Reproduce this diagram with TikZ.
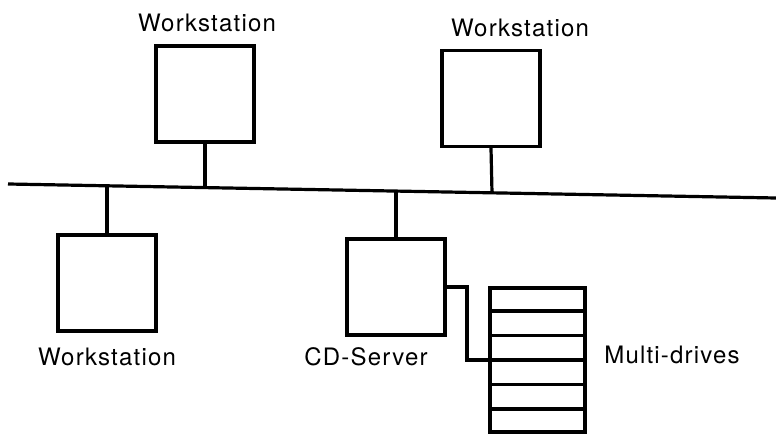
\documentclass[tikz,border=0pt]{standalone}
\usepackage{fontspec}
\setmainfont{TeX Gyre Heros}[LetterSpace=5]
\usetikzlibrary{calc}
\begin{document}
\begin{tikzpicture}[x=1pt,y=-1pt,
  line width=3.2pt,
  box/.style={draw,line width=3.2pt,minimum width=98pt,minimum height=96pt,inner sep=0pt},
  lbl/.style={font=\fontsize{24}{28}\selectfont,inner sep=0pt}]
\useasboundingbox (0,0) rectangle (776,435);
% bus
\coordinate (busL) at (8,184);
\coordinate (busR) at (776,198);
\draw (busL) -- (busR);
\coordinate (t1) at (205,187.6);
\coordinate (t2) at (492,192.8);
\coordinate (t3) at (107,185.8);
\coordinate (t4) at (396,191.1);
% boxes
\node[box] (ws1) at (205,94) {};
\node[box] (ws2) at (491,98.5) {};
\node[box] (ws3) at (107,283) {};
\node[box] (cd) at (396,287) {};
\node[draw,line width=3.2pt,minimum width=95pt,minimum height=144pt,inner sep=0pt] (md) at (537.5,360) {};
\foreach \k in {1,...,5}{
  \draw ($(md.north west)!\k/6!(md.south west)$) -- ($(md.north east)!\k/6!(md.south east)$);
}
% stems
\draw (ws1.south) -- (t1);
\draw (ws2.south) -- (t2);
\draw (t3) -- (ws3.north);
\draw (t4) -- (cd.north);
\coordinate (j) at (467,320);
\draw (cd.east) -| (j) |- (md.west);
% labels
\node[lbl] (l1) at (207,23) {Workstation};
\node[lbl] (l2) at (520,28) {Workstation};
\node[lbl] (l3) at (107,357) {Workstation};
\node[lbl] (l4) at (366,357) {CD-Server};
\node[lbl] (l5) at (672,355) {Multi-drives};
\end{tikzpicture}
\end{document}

=======

→ **What is expected**:
Repeat the listing in full and exactly. Leave any pictures out.

→ **Written reply**:
Reproduce this diagram with TikZ.
\documentclass[tikz,border=0pt]{standalone}
\usepackage{fontspec}
\setmainfont{TeX Gyre Heros}[LetterSpace=5]
\usetikzlibrary{calc}
\begin{document}
\begin{tikzpicture}[x=1pt,y=-1pt,
  line width=3.2pt,
  box/.style={draw,line width=3.2pt,minimum width=98pt,minimum height=96pt,inner sep=0pt},
  lbl/.style={font=\fontsize{24}{28}\selectfont,inner sep=0pt}]
\useasboundingbox (0,0) rectangle (776,435);
% bus
\coordinate (busL) at (8,184);
\coordinate (busR) at (776,198);
\draw (busL) -- (busR);
\coordinate (t1) at (205,187.6);
\coordinate (t2) at (492,192.8);
\coordinate (t3) at (107,185.8);
\coordinate (t4) at (396,191.1);
% boxes
\node[box] (ws1) at (205,94) {};
\node[box] (ws2) at (491,98.5) {};
\node[box] (ws3) at (107,283) {};
\node[box] (cd) at (396,287) {};
\node[draw,line width=3.2pt,minimum width=95pt,minimum height=144pt,inner sep=0pt] (md) at (537.5,360) {};
\foreach \k in {1,...,5}{
  \draw ($(md.north west)!\k/6!(md.south west)$) -- ($(md.north east)!\k/6!(md.south east)$);
}
% stems
\draw (ws1.south) -- (t1);
\draw (ws2.south) -- (t2);
\draw (t3) -- (ws3.north);
\draw (t4) -- (cd.north);
\coordinate (j) at (467,320);
\draw (cd.east) -| (j) |- (md.west);
% labels
\node[lbl] (l1) at (207,23) {Workstation};
\node[lbl] (l2) at (520,28) {Workstation};
\node[lbl] (l3) at (107,357) {Workstation};
\node[lbl] (l4) at (366,357) {CD-Server};
\node[lbl] (l5) at (672,355) {Multi-drives};
\end{tikzpicture}
\end{document}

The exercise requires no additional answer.